To investigate a theoretical basis of this empirically-derived equation, we simulate spectra with uncertainties in several absorption model parameters. The absorption model line intensities have a 0.16% uncertainty, producing an O₂ error of up to 0.16% at dry, 296 K conditions. This is larger than the 0.13% error in the empirical Eq. (2), so this first coefficient has a plausible magnitude. Temperature-dependence of the O₂ error may stem from uncertainty in the linewidth temperature-exponents, which are currently estimated from TCCON atmospheric data as no temperature-varying laboratory data is available. A sensitivity study of O₂ fit error due to a 7% bias in these temperature exponents (the change from HITRAN2016 to HITRAN2020) predicted a coefficient of 5.3, close to the observed 7.8 in Eq. (2). Finally, H₂O-dependence of O₂ error may stem from H₂O-broadening of the O₂ features. No H₂O-broadening laboratory data exists in this band, although a simulation using the best estimates of H₂O-broadening [42] suggests this coefficient could be 10, less than the observed 55. Of the three regression coefficients in Eq. (2), only H₂O-dependence substantially exceeds the expected sensitivity to uncertainty ranges in O₂ absorption model parameters. However, this remaining H₂O-dependence could possibly stem from overlapping absorption between O₂ features and a less-accurate model of H₂O features.

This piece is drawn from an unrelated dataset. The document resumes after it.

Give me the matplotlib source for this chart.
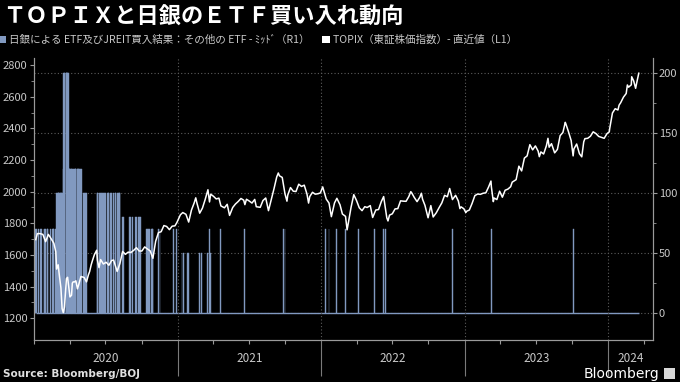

There is also the possibility that the 0.4% O₂ variations are coming from a different variable that isn't recorded in Table 3. However, our investigations suggest that the T and H₂O dependence is plausible, and that improved absorption models can reduce the bias of future measurements. Additional data taken during periods of high meteorological variability could confirm this trend and allow construction of a calibrated absorption model. We hope to address this with future measurement efforts.

4. Summary

Here we constructed a dual-comb spectrometer capable of simultaneously measuring O₂ concentrations, water vapor concentrations, atmospheric temperature and pressure based on spectroscopy around 1270 nm. Measurements on a horizontal outdoor path achieved 0.1% precision in 10 minutes, and 90% of these time-averaged measurements agree with the expected dry-O₂ mole fraction to within 0.4% without bias correction. While different open-path dual-comb spectrometers have shown relative agreement over a range of concentrations and multiple molecules, this is the first validation of concentration retrievals with bias below 0.5%. The quality of the O₂ absorption model enabled this degree of agreement without using a weather station to provide temperature and pressure. Concentration retrievals with 0.4% accuracy are comparable to state-of-the-art for open-path instruments. Furthermore, as the 0.4% deviations from the expected background correlated with weather changes across the laser path, improvements in absorption models at the range of weather conditions has the potential to improve this agreement.

In addition to measuring O₂, the spectrometer simultaneously measured CO₂ and CH₄ at 1600 nm. Thus, this O₂ measurement eventually can correct the path-integrated air density of CO₂ and CH₄ measurements. Correcting for airmass by calculating CO₂/O₂ or CH₄/O₂ ratios will introduce a 0.4% uncertainty as demonstrated here. This air density correction could be advantageous for longer outdoor measurements where a single weather station cannot reliably provide the path-integrated air density.